→ **EXERCISE AIM**
Filter this data down to the lines that hold "matplotlib", and copy them.

→ **RECORDED DATA**
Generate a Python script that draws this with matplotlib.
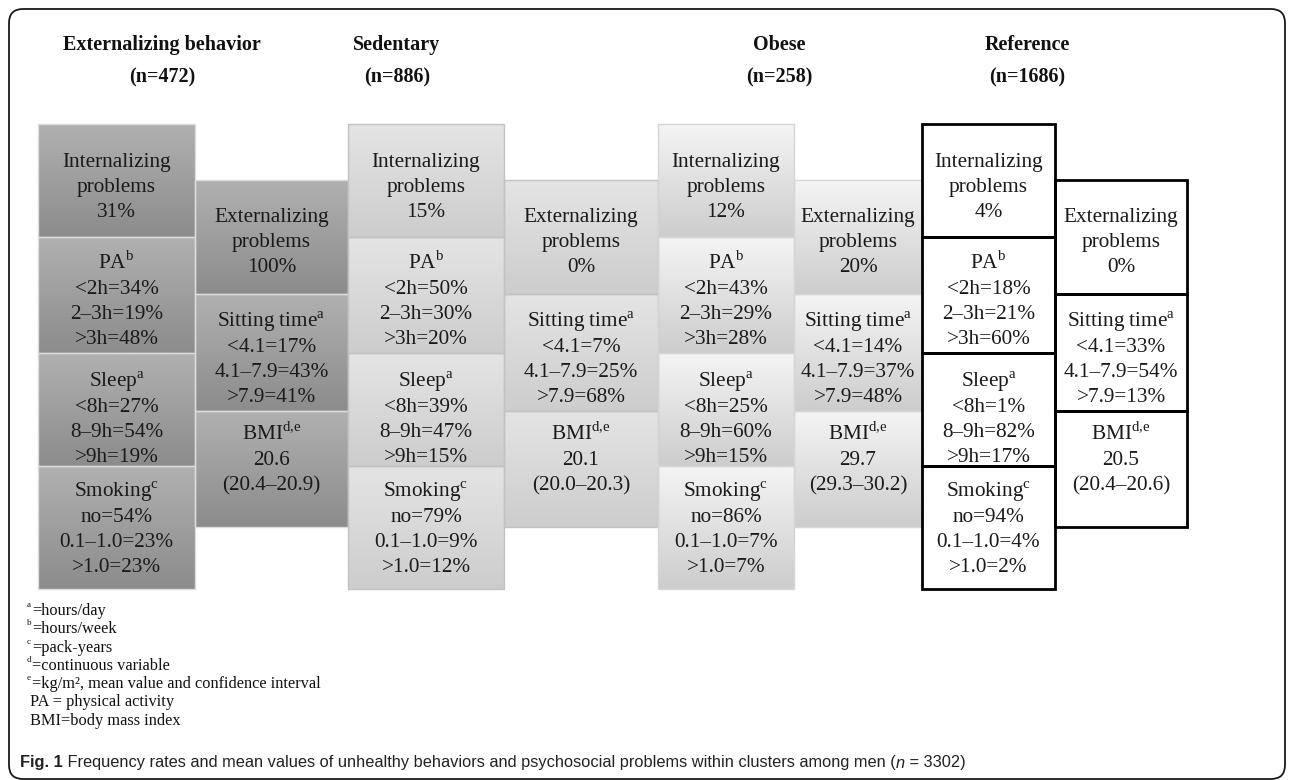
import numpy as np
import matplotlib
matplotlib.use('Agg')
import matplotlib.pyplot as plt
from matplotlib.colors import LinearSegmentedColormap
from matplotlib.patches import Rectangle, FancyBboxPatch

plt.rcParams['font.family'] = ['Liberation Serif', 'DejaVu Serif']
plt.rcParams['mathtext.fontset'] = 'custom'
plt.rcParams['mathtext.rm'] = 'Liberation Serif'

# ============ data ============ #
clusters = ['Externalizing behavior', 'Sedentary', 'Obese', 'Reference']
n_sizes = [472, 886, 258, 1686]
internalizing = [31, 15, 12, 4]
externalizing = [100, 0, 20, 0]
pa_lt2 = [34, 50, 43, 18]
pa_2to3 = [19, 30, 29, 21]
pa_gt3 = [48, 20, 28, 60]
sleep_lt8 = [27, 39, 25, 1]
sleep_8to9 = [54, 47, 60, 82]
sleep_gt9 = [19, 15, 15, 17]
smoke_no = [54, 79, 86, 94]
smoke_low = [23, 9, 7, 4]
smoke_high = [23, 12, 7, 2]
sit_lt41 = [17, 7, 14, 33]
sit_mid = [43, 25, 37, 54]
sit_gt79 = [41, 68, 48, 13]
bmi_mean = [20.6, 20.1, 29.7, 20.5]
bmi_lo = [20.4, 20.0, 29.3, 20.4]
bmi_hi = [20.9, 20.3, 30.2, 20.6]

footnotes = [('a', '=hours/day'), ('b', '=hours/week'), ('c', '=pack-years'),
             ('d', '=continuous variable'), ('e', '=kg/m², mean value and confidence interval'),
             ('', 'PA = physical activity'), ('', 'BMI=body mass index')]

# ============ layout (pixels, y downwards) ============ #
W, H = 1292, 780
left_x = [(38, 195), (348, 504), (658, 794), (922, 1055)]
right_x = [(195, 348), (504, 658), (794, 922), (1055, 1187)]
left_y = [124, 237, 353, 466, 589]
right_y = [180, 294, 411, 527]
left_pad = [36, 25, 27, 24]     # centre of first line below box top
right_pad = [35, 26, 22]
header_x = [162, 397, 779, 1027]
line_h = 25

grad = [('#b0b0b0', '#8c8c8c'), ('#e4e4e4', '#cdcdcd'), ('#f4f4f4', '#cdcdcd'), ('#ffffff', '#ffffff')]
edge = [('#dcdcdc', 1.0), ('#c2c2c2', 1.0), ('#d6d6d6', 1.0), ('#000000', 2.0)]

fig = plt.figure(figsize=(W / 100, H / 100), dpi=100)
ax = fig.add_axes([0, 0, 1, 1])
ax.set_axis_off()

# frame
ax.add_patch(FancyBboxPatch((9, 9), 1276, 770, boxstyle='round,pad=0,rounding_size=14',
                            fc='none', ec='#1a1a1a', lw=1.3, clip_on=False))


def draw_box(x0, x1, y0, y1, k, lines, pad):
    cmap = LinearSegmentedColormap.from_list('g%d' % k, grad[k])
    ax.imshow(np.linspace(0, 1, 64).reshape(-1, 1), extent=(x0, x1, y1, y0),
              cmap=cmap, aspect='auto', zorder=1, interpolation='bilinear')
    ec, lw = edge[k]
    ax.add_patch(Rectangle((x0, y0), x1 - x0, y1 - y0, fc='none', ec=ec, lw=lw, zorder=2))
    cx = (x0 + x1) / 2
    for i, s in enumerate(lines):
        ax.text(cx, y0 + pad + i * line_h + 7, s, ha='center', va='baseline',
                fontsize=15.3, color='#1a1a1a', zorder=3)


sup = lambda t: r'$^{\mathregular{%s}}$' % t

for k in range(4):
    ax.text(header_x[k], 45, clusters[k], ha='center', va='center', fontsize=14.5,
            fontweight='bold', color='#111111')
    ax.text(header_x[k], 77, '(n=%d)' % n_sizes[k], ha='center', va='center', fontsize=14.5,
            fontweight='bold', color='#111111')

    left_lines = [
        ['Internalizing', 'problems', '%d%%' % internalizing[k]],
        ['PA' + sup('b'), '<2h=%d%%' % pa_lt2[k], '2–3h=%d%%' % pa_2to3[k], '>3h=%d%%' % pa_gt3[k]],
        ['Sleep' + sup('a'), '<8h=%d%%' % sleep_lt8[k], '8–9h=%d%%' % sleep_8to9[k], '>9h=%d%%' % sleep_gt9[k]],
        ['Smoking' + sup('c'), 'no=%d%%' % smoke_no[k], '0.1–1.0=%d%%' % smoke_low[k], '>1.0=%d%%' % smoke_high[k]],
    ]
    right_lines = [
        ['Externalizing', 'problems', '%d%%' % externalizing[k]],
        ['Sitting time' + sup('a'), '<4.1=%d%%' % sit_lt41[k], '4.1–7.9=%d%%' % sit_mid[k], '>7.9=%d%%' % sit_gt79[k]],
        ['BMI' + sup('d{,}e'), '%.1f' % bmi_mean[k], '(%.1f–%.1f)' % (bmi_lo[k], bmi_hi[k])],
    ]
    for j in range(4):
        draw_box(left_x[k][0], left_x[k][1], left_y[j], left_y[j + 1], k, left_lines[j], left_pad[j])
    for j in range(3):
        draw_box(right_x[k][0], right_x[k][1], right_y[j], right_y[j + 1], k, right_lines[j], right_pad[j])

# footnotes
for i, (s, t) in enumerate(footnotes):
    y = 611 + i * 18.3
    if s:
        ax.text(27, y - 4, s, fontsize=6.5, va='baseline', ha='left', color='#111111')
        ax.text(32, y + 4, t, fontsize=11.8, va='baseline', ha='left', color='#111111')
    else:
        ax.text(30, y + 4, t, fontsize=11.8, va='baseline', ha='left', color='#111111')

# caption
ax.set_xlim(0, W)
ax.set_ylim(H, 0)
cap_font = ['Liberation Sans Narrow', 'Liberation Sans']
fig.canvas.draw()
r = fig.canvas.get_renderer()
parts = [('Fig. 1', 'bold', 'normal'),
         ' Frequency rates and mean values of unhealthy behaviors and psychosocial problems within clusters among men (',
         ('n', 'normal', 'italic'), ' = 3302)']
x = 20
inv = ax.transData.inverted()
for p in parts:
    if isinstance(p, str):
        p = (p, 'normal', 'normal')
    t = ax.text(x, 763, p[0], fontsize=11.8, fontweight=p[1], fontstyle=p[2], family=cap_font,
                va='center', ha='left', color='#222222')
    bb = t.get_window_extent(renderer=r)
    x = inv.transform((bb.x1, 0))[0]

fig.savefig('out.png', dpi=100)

→ **WRITTEN SOLUTION**
Generate a Python script that draws this with matplotlib.
import matplotlib
matplotlib.use('Agg')
import matplotlib.pyplot as plt
from matplotlib.colors import LinearSegmentedColormap
from matplotlib.patches import Rectangle, FancyBboxPatch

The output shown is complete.